A comemoração da independência do Brasil neste ano casa com a aceleração da retomada da vida lá fora. As cidades voltaram a bombar, as pessoas estão circulando como se não houvesse amanhã e o coronavírus está adorando a oportunidade de continuar quebrando recordes de mortes.
Não sou nenhum defensor da clausura. Sinto, com toda a família e amigos, os impactos aterradores de ficar tanto tempo em casa, mas esse retorno alucinado ao shopping, às praias e à rua, com metade das pessoas usando máscaras no queixo e mantendo distanciamento social de república de estudantes em quitinete, faz com que o grito de liberdade saia um tanto sufocado.
Estamos mais pobres, muito mais sensíveis, com as emoções cambaleantes e com os meninos alucinados pulando no sofá porque a escola não voltou a funcionar. Então, assim, meio sem planos e com uma mala de angústias, partimos para a rua em busca de sol, ar puro e alguma interação.
Sair de nossas cavernas sem compreender de fato como lidar com a luz, como enfrentar os monstros que brotaram em toda parte, pode ser uma experiência desastrosa. Não há álcool em gel que dê conta de esterilizar o afã de cumprimentar os amigos. Não há falatório suficiente para convencer as crianças a não rolarem de corpo e alma nos parquinhos da praça, do condomínio.

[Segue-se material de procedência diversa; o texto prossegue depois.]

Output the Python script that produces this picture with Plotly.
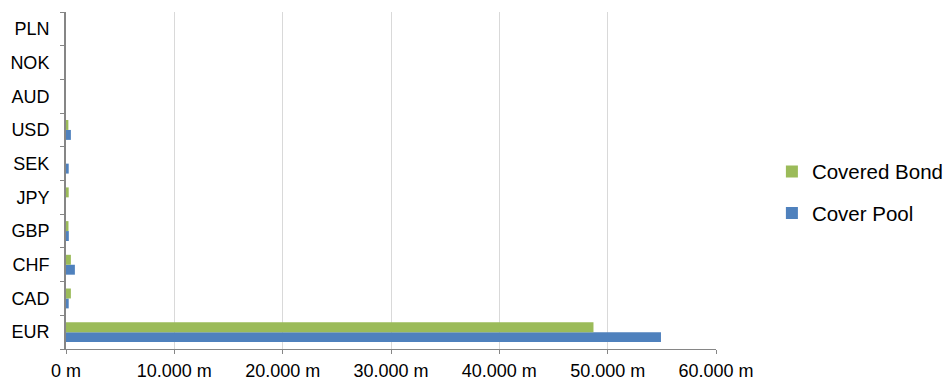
import plotly.graph_objects as go

# Currency breakdown (values in millions)
currencies = ["EUR", "CAD", "CHF", "GBP", "JPY", "SEK", "USD", "AUD", "NOK", "PLN"]
cover_pool = [54920, 250, 820, 260, 0, 250, 450, 0, 0, 0]
covered_bond = [48690, 450, 450, 230, 250, 0, 220, 0, 0, 0]

x_tick_vals = [0, 10000, 20000, 30000, 40000, 50000, 60000]
x_tick_text = ["0 m", "10.000 m", "20.000 m", "30.000 m", "40.000 m", "50.000 m", "60.000 m"]

GREEN = "#9BBB59"
BLUE = "#4F81BD"
AXIS = "#868686"
FONT = "Liberation Sans, Arial, sans-serif"

fig = go.Figure()
fig.add_trace(go.Bar(
    y=currencies, x=cover_pool, orientation="h", name="Cover Pool",
    marker=dict(color=BLUE, line=dict(width=0)),
    legendgroup="pool", legendrank=2,
))
fig.add_trace(go.Bar(
    y=currencies, x=covered_bond, orientation="h", name="Covered Bond",
    marker=dict(color=GREEN, line=dict(width=0)),
    legendgroup="bond", legendrank=1,
))

fig.update_layout(
    width=950, height=380,
    margin=dict(l=66, r=234, t=12, b=31, autoexpand=False),
    paper_bgcolor="white", plot_bgcolor="white",
    barmode="group", bargap=0.41, bargroupgap=0,
    font=dict(family=FONT, size=18, color="#000000"),
    legend=dict(
        x=1.086, xanchor="left", y=0.464, yanchor="middle",
        xref="paper", yref="paper",
        traceorder="grouped", tracegroupgap=12,
        font=dict(size=20.5, family=FONT, color="#000000"),
        itemwidth=30, bgcolor="rgba(0,0,0,0)",
    ),
    xaxis=dict(
        range=[0, 60000], tickvals=x_tick_vals, ticktext=x_tick_text,
        showgrid=True, gridcolor="#D9D9D9", gridwidth=1,
        showline=True, linecolor=AXIS, linewidth=1,
        ticks="outside", ticklen=4, tickcolor=AXIS,
        zeroline=False, tickfont=dict(size=18),
        automargin=False, ticklabelstandoff=1,
    ),
    yaxis=dict(
        categoryorder="array", categoryarray=currencies,
        showline=True, linecolor=AXIS, linewidth=2,
        ticks="outside", ticklen=4, tickcolor=AXIS, tickson="boundaries",
        showgrid=False, zeroline=False, tickfont=dict(size=18),
        ticklabelstandoff=11, automargin=False,
    ),
)

fig.write_html("out.html")
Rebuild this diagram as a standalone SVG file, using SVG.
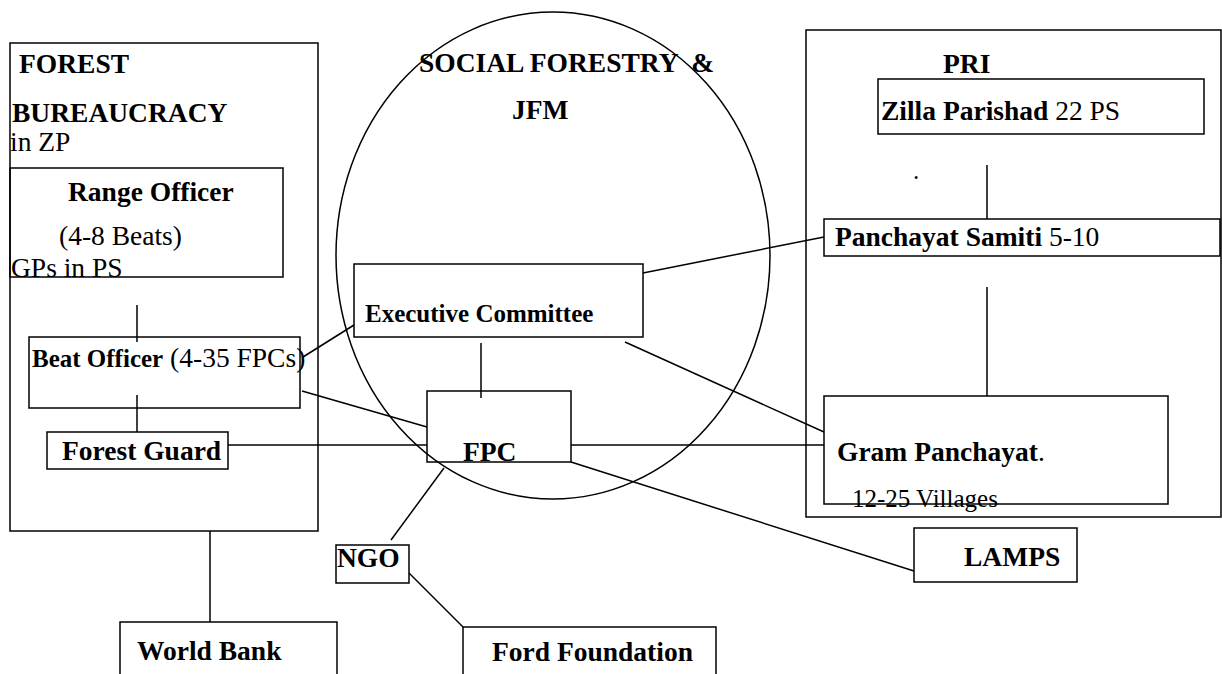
<svg xmlns="http://www.w3.org/2000/svg" width="1222" height="674" viewBox="0 0 1222 674">
<style>
.box{fill:none;stroke:#000;stroke-width:1.5}
.ln{fill:none;stroke:#000;stroke-width:1.5}
text{font-family:"Liberation Serif","Times New Roman",serif;fill:#000}
.b{font-weight:bold;font-size:27.5px}
.r{font-size:27.5px}
.b11{font-weight:bold;font-size:25px}
.r11{font-size:25px}
</style>
<rect width="1222" height="674" fill="#fff"/>
<g id="forest-bureaucracy">
<rect class="box" x="10" y="43" width="308" height="488"/>
<text class="b" x="19" y="73">FOREST</text>
<text class="b" x="12" y="122">BUREAUCRACY</text>
<text class="r" x="10" y="151">in ZP</text>
</g>
<g id="range-officer">
<rect class="box" x="10" y="168" width="273" height="109"/>
<text class="b" x="68" y="201">Range Officer</text>
<text class="r" x="59" y="245">(4-8 Beats)</text>
<text class="r" x="11" y="277">GPs in PS</text>
</g>
<g id="beat-officer">
<rect class="box" x="29" y="337" width="271" height="71"/>
<text x="32" y="367"><tspan class="b11">Beat Officer</tspan><tspan class="r"> (4-35 FPCs)</tspan></text>
</g>
<g id="forest-guard">
<rect class="box" x="47" y="432" width="181" height="37"/>
<text class="b" x="62" y="460">Forest Guard</text>
</g>
<g id="social-forestry">
<ellipse class="ln" cx="553" cy="255.5" rx="217" ry="243.5"/>
<text class="b" x="419" y="72" xml:space="preserve">SOCIAL FORESTRY  &amp;</text>
<text class="b" x="512" y="119">JFM</text>
</g>
<g id="executive-committee">
<rect class="box" x="354" y="264" width="289" height="73"/>
<text class="b11" x="365" y="322">Executive Committee</text>
</g>
<g id="fpc">
<rect class="box" x="427" y="391" width="144" height="71"/>
<text class="b" x="463" y="461">FPC</text>
</g>
<g id="pri">
<rect class="box" x="806" y="30" width="415" height="487"/>
<text class="b" x="943" y="73">PRI</text>
<text class="r11" x="913" y="179">.</text>
</g>
<g id="zilla-parishad">
<rect class="box" x="878" y="79" width="326" height="55"/>
<text x="881" y="120"><tspan class="b">Zilla Parishad</tspan><tspan class="r"> 22 PS</tspan></text>
</g>
<g id="panchayat-samiti">
<rect class="box" x="824" y="219" width="396" height="37"/>
<text x="835" y="246"><tspan class="b">Panchayat Samiti</tspan><tspan class="r"> 5-10</tspan></text>
</g>
<g id="gram-panchayat">
<rect class="box" x="824" y="396" width="344" height="108"/>
<text x="837" y="461"><tspan class="b">Gram Panchayat</tspan><tspan class="r">.</tspan></text>
<text class="r11" x="852" y="507" fill="#222">12-25 Villages</text>
</g>
<g id="lamps">
<rect class="box" x="914" y="528" width="163" height="54"/>
<text class="b" x="964" y="566">LAMPS</text>
</g>
<g id="ngo">
<rect class="box" x="336" y="545" width="73" height="38"/>
<text class="b" x="337" y="567">NGO</text>
</g>
<g id="world-bank">
<rect class="box" x="120" y="622" width="217" height="70"/>
<text class="b" x="137" y="660">World Bank</text>
</g>
<g id="ford-foundation">
<rect class="box" x="463" y="627" width="253" height="70"/>
<text class="b" x="492" y="661">Ford Foundation</text>
</g>
<g id="connectors">
<line class="ln" x1="137" y1="305" x2="137" y2="342"/>
<line class="ln" x1="137" y1="395" x2="137" y2="432"/>
<line class="ln" x1="228" y1="445" x2="427" y2="445"/>
<line class="ln" x1="571" y1="445" x2="824" y2="445"/>
<line class="ln" x1="302" y1="391" x2="427" y2="427"/>
<line class="ln" x1="303" y1="357" x2="354" y2="325"/>
<line class="ln" x1="481" y1="343" x2="481" y2="398"/>
<line class="ln" x1="643" y1="273" x2="824" y2="237"/>
<line class="ln" x1="625" y1="342" x2="824" y2="432"/>
<line class="ln" x1="571" y1="462" x2="914" y2="571"/>
<line class="ln" x1="987" y1="165" x2="987" y2="219"/>
<line class="ln" x1="987" y1="287" x2="987" y2="396"/>
<line class="ln" x1="444" y1="468" x2="391" y2="540"/>
<line class="ln" x1="409" y1="573" x2="463" y2="627"/>
<line class="ln" x1="210" y1="531" x2="210" y2="622"/>
</g>
</svg>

Antes de retomar tudo o que nos enche de saudade e de ausências, é muito necessário que retomemos aquelas sensações profundas de dúvida acerca do nível de proteção de nossos pais e dos nossos filhos e que, mesmo de forma acelerada, lembremos as imagens dessa pandemia, as dores que ela deixou e deixa e resgatemos aqueles pensamentos de que “a vida precisa ser bem melhor e será”.
Lições históricas só são aprendidas e consolidadas quando martelamos muito as suas passagens de maneira legítima. Em Berlim, os museus, os monumentos e até bares e comércios choram e resgatam os aprendizados do Holocausto diuturnamente.
Talvez, por isso, a nossa independência não provoque assim muito desejo de hastear bandeiras, de sair cantando o hino. Não sabemos se dom Pedro estava sobre um cavalão ou se era ele mesmo o bicho, não sabemos se resgatamos a autonomia sobre nosso destino ou se assinamos um financiamento eterno e não temos a menor ideia do que sejam ímpias falanges nem se elas, ao menos, estavam bem higienizadas com muita água e sabão.
O que é cada vez mais claro e histórico na crise pandêmica é que seguimos com aquele espírito do grande espertalhão sobretudo, agora, no caminho de volta. Queremos ser os primeiros no bar, no parque, na academia, na padaria, na barraquinha, custe o que custar!
Seguimos fingindo não entender o que são prioridades e por que elas precisam ser respeitadas. Seguimos atrás do lucro fazendo reservas duplicadas em restaurantes e lotando o salão. Seguimos achando que essa danada Covid-19 é coisa de gente fraca e que a cara dela não é tão hostil como “se fala”.
Brava gente, vamos com parcimônia e consciência na retomada, sem deixar para trás fatores como consciência de coletividade, responsabilidade com os mais vulneráveis e espírito de humanidade, de colaboração.
Tudo indica que a independência, de verdade, ainda demanda um tempo, ainda demanda muita ciência e ainda demanda o bolo da festa, a alardeada vacina.
A pátria livre, nossas vidas livres passam pela imunização de nossos afãs de atropelar tudo o que sustenta a nossa segurança, bem-estar e dias mais felizes.